Although I was rewarded for the time I invested in my students, the process was initially discouraging. Teaching is not the gratifying world of instant rewards to which I was accustomed. As a former student, I received instant feedback on my work: I turned in a project, and by the next week I had my grade. But during the first months of school, I heard few words of encouragement. Was I making a difference to my students? After a year I finally got the "grade" I wanted: my students performed admirably on the standardized End-Of-Course Test. But my gratification comes not from test scores; it comes from knowing that I have made an impact upon a handful of children who, like Tamara, did not have very many people on their side.
My experiences over the past year have fostered a maturity that cannot be gained in the traditional college setting. I have a solemn obligation to my students to ensure that when they leave my class, they are prepared for what they will face next. When I make mistakes, they affect not only me but over a hundred children who trust me. The time spent planning for my classes directly affects the success of my lessons, which in turn directly affects my pupils' mastery of the material. Although still generally light-hearted, my carefree undergraduate attitude has been replaced by one of responsibility and commitment.

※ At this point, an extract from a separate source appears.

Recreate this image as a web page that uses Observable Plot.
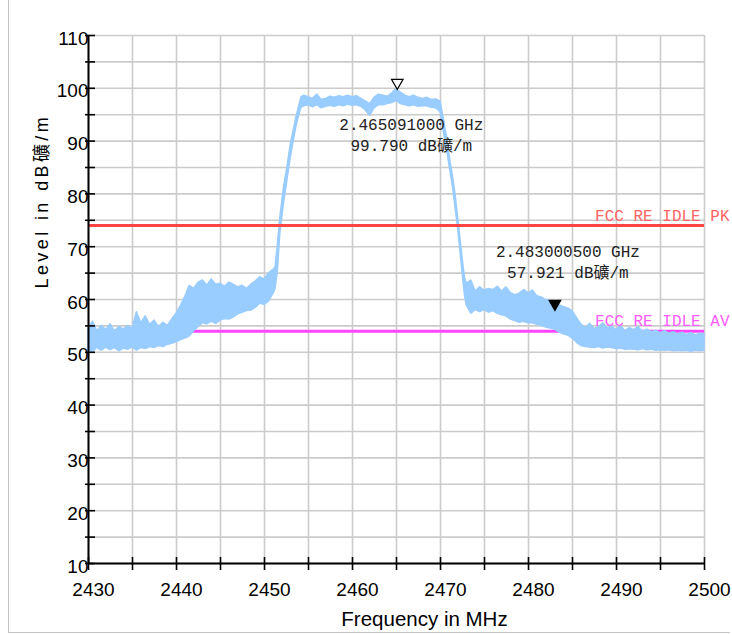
<!DOCTYPE html>
<html><head><meta charset="utf-8">
<script src="https://cdn.jsdelivr.net/npm/d3@7"></script>
<script src="https://cdn.jsdelivr.net/npm/@observablehq/plot@0.6"></script>
<style>
body{margin:0;background:#fff;}
#wrap{position:relative;width:732px;height:634px;}
#border{position:absolute;left:8px;top:0;width:722px;height:633px;border-left:1.5px solid #c4c4c4;border-bottom:1.5px solid #c4c4c4;box-sizing:border-box;}
#chart{position:absolute;left:0;top:0;}
</style></head><body>
<div id="wrap"><div id="border"></div><div id="chart"></div></div>
<script>
// ---- data ----
const freqs = [2430,2430.5,2431,2431.5,2432,2432.5,2433,2433.5,2434,2434.5,2435,2435.5,2436,2436.5,2437,2437.5,2438,2438.5,2439,2439.5,
2440,2440.5,2441,2441.5,2442,2442.5,2443,2443.5,2444,2444.5,2445,2445.5,2446,2446.5,2447,2447.5,2448,2448.5,2449,2449.5,
2450,2450.5,2451,2451.25,2451.5,2451.8,2452.2,2452.6,2453,2453.3,2453.6,2453.9,2454.2,2454.5,2455,2455.5,2456,2456.5,2457,2457.5,
2458,2458.5,2459,2459.5,2460,2460.5,2461,2461.5,2462,2462.5,2463,2463.5,2464,2464.5,2465,2465.5,2466,2466.5,2467,2467.5,
2468,2468.5,2469,2469.5,2470,2470.4,2470.8,2471.1,2471.4,2471.7,2472,2472.3,2472.6,2472.8,2473,2473.5,2474,2474.5,2475,2475.5,
2476,2476.5,2477,2477.5,2478,2478.5,2479,2479.5,2480,2480.5,2481,2481.5,2482,2482.5,2483,2483.5,2484,2484.5,2485,2485.5,
2486,2486.5,2487,2487.5,2488,2488.5,2489,2489.5,2490,2490.5,2491,2491.5,2492,2492.5,2493,2493.5,2494,2494.5,2495,2495.5,
2496,2496.5,2497,2497.5,2498,2498.5,2499,2499.5,2500];
const levelLow = [50.5,50.0,50.8,50.3,50.9,50.4,50.8,50.2,50.7,50.5,50.9,50.3,50.8,50.6,51.0,50.8,51.2,51.0,51.4,51.6,
51.9,52.3,52.6,53.0,54.0,54.8,55.5,55.3,55.8,55.4,56.0,56.3,56.2,56.6,57.2,57.5,57.8,57.9,58.4,59.2,
59.0,59.6,61.0,62.0,65.0,72.5,78.0,82.5,87.0,89.8,92.5,94.6,96.3,96.6,96.8,96.4,96.8,96.2,96.5,96.7,
96.5,96.8,96.6,96.9,96.7,96.8,96.5,95.8,94.8,96.2,96.8,96.8,97.0,97.2,97.6,97.0,96.8,96.6,96.8,96.5,
96.6,96.6,96.3,96.2,95.5,91.5,87.8,84.5,81.5,77.5,73.5,68.5,63.5,60.5,58.8,57.3,58.0,57.6,58.0,57.5,
57.8,57.3,57.0,56.8,56.2,55.9,55.6,55.8,55.5,55.5,55.2,55.0,54.7,54.5,54.3,53.8,53.4,53.2,52.6,51.8,
51.2,51.0,50.9,50.8,51.0,50.7,50.9,50.8,50.6,50.7,50.5,50.6,50.5,50.4,50.6,50.4,50.5,50.3,50.4,50.3,
50.4,50.2,50.3,50.2,50.3,50.1,50.3,50.2,50.3];
const levelHigh = [54.5,55.8,54.0,55.0,54.2,55.3,54.0,54.8,54.3,55.0,54.4,57.6,55.5,56.8,55.2,56.0,54.8,55.6,55.0,56.2,
57.3,58.8,60.5,62.6,62.0,63.2,63.6,62.6,63.8,62.8,63.0,62.4,63.2,62.8,62.3,62.6,62.0,62.8,63.4,64.2,
63.8,64.9,65.6,66.0,70.0,75.5,81.0,85.0,89.5,91.8,94.3,96.3,98.3,98.6,98.3,98.0,98.8,97.8,98.0,98.4,
98.2,98.5,98.3,98.6,98.3,98.5,98.0,97.5,97.0,98.2,98.8,98.6,98.4,99.0,99.8,99.2,98.6,98.3,98.6,98.2,
98.0,98.2,97.8,97.9,97.5,94.0,90.0,86.5,83.5,80.0,75.5,71.0,66.5,64.0,63.0,63.6,61.5,62.3,61.7,62.0,
61.8,62.4,61.5,62.3,61.2,60.8,61.1,61.8,61.2,61.7,60.6,60.4,59.9,59.8,59.2,58.9,58.6,58.3,57.8,56.5,
55.3,54.6,55.4,54.4,54.8,55.5,54.5,54.8,54.2,55.0,54.0,54.6,54.2,54.8,53.9,54.3,53.8,54.1,53.6,54.0,
53.5,53.8,53.4,53.7,53.3,53.6,53.2,53.5,53.4];

const limitNames = ["FCC RE IDLE PK", "FCC RE IDLE AV"];
const limitLevels = [74, 54];
const limitColors = ["#ff4444", "#ff44ff"];
const limitTextColors = ["#ff6464", "#ff5cff"];

const markerFreqs = [2465.091, 2483.0005];
const markerLevels = [99.79, 57.921];
const markerFreqText = ["2.465091000 GHz", "2.483000500 GHz"];
const markerLevelText = ["99.790 dB礦/m", "57.921 dB礦/m"];
const markerFills = ["white", "black"];

const xTicksMinor = [2430,2435,2440,2445,2450,2455,2460,2465,2470,2475,2480,2485,2490,2495,2500];
const xTicksMajor = [2430,2440,2450,2460,2470,2480,2490,2500];
const yTicksMinor = [10,15,20,25,30,35,40,45,50,55,60,65,70,75,80,85,90,95,100,105,110];
const yTicksMajor = [10,20,30,40,50,60,70,80,90,100,110];

const xLabel = "Frequency in MHz";
const yLabel = "Level in dB礦/m";

// ---- build ----
const trace = freqs.map((f, i) => ({f, lo: levelLow[i], hi: levelHigh[i]}));
const limits = limitNames.map((n, i) => ({name: n, level: limitLevels[i], color: limitColors[i], tcolor: limitTextColors[i]}));
const markers = markerFreqs.map((f, i) => ({f, v: markerLevels[i], text: markerFreqText[i] + "\n" + markerLevelText[i], fill: markerFills[i]}));
const mono = "'Liberation Mono','Noto Sans CJK SC',monospace";

const chart = Plot.plot({
  width: 732, height: 634,
  marginLeft: 88, marginRight: 28, marginTop: 35, marginBottom: 71,
  x: {domain: [2430, 2500]},
  y: {domain: [10, 110]},
  style: {fontFamily: "'Liberation Sans', Arial, 'Noto Sans CJK SC', sans-serif", fontSize: "19px", background: "transparent", overflow: "visible", color: "black"},
  marks: [
    Plot.gridX(xTicksMinor, {stroke: "#cbcbcb", strokeOpacity: 1, strokeWidth: 1.6}),
    Plot.gridY(yTicksMinor, {stroke: "#cbcbcb", strokeOpacity: 1, strokeWidth: 1.6}),
    Plot.ruleY([limits[1]], {y: "level", stroke: "color", strokeWidth: 3}),
    Plot.areaY(trace, {x: "f", y1: "lo", y2: "hi", fill: "#99ccff", stroke: "#99ccff", strokeWidth: 1.5}),
    Plot.ruleY([limits[0]], {y: "level", stroke: "color", strokeWidth: 3}),
    Plot.text(limits, {x: () => 2500, y: "level", text: "name", fill: "tcolor", textAnchor: "end", dx: 25, dy: -10, fontFamily: mono, fontSize: 16}),
    Plot.dot(markers, {x: "f", y: "v", symbol: "triangle", rotate: 180, r: 4.3, dy: -6.7, fill: "fill", stroke: "black", strokeWidth: 1.2}),
    Plot.text([markers[0]], {x: "f", y: "v", text: "text", dx: 14, dy: 44.5, fontFamily: mono, fontSize: 16, lineHeight: 1.33, fill: "#222"}),
    Plot.text([markers[1]], {x: "f", y: "v", text: "text", dx: 13, dy: -49.5, fontFamily: mono, fontSize: 16, lineHeight: 1.33, fill: "#222"}),
    Plot.axisY(yTicksMinor, {tickSize: 10, dx: 7, tickFormat: () => "", label: null, strokeWidth: 1.6}),
    Plot.axisY(yTicksMajor, {tickSize: 0, tickPadding: 0, dy: 3, label: null}),
    Plot.axisX(xTicksMinor, {tickSize: 13, dy: -6, tickFormat: () => "", label: null, strokeWidth: 1.6}),
    Plot.axisX(xTicksMajor, {tickSize: 0, tickPadding: 19, dx: 5, label: null, tickFormat: d => String(d)}),
    Plot.ruleX([2430], {stroke: "black", strokeWidth: 2}),
    Plot.ruleY([10], {stroke: "black", strokeWidth: 2}),
    Plot.text([yLabel], {frameAnchor: "left", dx: -46, dy: -11, rotate: -90, fontSize: 18, className: "ylab"}),
    Plot.text([xLabel], {frameAnchor: "bottom", dx: 28, dy: 62, fontSize: 20.5})
  ]
});
// letter-spaced vertical axis title, as in the reference
chart.querySelectorAll("g.ylab text, .ylab text").forEach(t => t.style.letterSpacing = "3.4px");
document.getElementById("chart").appendChild(chart);
</script>
</body></html>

At the beginning of August this year, I again stood in front of a new class of tenth-graders. It was hard to imagine that I found this experience intimidating only a year ago. As my new students chatted lightly about the events of the summer, I realized that the "hostility" I had perceived last year was actually apprehension—my students wanted to know that I cared about them and that I had high expectations of them. Before starting, I went around the room and introduced myself to each student. After a brief personal introduction, I gave my students their first assignment: to tell me about themselves and their families. My overt interest in my students preceded everything, which laid the foundation for the mutual respect necessary for us to work together. I still have a passion for the knowledge and techniques that entail science; however, I now have the skills necessary to apply that knowledge in a human setting.